Alas, this White House has turned double standards into an art form. This last week alone offered a fine example, with the intense pressure by the Bush administration on Congress to drop the resolution condemning the 1915 genocide of Armenians under the Ottoman Empire, on the grounds that it would upset Turkey, a key ally in the war against Iraq.
Nothing has created greater double standards than the "war on terror". In the absence of WMD, the revised justification for the invasion of Iraq is that it was meant to bring freedom and democracy to the heart of the Middle East – remember the stirring stuff in Bush's 2005 inaugural address, about abolishing tyranny from the earth. Except, of course, if you happen to sit on a great deal of oil, like Saudi Arabia, or are a key regional ally, like Pakistan. And what price liberty and the rule of law in the era of Abu Ghraib, Guantanamo Bay and "extraordinary rendition"?

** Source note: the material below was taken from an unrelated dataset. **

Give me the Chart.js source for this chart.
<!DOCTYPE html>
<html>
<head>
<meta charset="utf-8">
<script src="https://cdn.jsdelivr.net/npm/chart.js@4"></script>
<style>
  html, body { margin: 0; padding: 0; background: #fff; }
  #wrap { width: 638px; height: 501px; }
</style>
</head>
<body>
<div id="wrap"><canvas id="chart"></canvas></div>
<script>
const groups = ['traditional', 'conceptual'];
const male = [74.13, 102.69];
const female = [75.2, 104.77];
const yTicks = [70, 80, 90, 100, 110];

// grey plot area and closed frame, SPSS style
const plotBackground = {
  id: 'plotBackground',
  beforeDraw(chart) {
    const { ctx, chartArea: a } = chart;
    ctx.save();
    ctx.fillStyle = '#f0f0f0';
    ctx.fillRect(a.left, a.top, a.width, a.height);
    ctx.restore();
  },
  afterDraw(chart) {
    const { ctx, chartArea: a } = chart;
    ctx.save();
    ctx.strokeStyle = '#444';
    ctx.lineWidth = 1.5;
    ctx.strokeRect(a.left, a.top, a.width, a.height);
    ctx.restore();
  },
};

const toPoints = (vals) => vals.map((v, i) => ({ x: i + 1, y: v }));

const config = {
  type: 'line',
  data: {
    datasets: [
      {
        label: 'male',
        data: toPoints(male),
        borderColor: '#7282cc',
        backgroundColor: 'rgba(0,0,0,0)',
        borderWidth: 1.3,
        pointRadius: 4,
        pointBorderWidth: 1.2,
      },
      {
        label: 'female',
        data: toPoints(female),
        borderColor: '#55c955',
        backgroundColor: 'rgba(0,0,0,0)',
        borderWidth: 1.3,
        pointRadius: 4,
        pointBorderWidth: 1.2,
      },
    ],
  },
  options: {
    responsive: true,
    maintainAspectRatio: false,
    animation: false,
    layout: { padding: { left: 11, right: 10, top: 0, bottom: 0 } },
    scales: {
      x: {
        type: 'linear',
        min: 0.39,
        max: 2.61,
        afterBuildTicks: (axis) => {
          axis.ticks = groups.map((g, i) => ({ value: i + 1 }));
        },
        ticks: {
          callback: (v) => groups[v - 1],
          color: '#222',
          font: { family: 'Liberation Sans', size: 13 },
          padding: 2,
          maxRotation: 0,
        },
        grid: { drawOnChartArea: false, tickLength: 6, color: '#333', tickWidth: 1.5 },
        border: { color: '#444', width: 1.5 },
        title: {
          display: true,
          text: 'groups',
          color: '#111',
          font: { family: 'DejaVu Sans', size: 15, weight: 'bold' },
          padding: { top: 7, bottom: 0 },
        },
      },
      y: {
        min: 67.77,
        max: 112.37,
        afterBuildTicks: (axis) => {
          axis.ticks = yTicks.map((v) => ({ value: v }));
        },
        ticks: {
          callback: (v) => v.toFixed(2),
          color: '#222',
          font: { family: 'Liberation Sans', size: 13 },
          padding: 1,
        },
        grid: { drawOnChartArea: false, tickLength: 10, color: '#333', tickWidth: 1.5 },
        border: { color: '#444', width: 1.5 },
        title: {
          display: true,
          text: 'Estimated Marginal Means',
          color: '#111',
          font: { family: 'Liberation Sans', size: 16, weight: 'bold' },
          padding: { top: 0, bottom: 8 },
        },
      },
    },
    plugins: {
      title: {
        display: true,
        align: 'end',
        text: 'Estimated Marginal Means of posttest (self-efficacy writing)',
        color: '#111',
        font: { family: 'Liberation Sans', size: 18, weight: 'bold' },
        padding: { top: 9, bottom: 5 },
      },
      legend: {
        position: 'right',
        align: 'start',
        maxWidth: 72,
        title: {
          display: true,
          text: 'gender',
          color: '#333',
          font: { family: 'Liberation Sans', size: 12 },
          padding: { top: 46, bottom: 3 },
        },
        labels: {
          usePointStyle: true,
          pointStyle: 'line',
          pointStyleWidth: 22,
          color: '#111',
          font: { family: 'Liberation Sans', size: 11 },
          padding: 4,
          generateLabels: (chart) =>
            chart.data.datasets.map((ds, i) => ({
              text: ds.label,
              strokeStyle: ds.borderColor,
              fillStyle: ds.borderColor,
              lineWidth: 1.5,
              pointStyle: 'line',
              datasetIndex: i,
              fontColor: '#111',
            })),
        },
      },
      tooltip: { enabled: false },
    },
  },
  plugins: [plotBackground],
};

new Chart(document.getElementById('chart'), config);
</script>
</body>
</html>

The greatest casualty of the "war on terror" is America's good name. Of all the wounds inflicted by the Iraq conflict, this one will be hardest to heal. And, as Kasparov realises, for Putin it is a godsend. Last week, speaking to today's US correspondents in Moscow, the Russian President likened himself to Franklin D Roosevelt, as social reformer and national saviour. A stretch? Of course. But that's what you get when you operate double standards.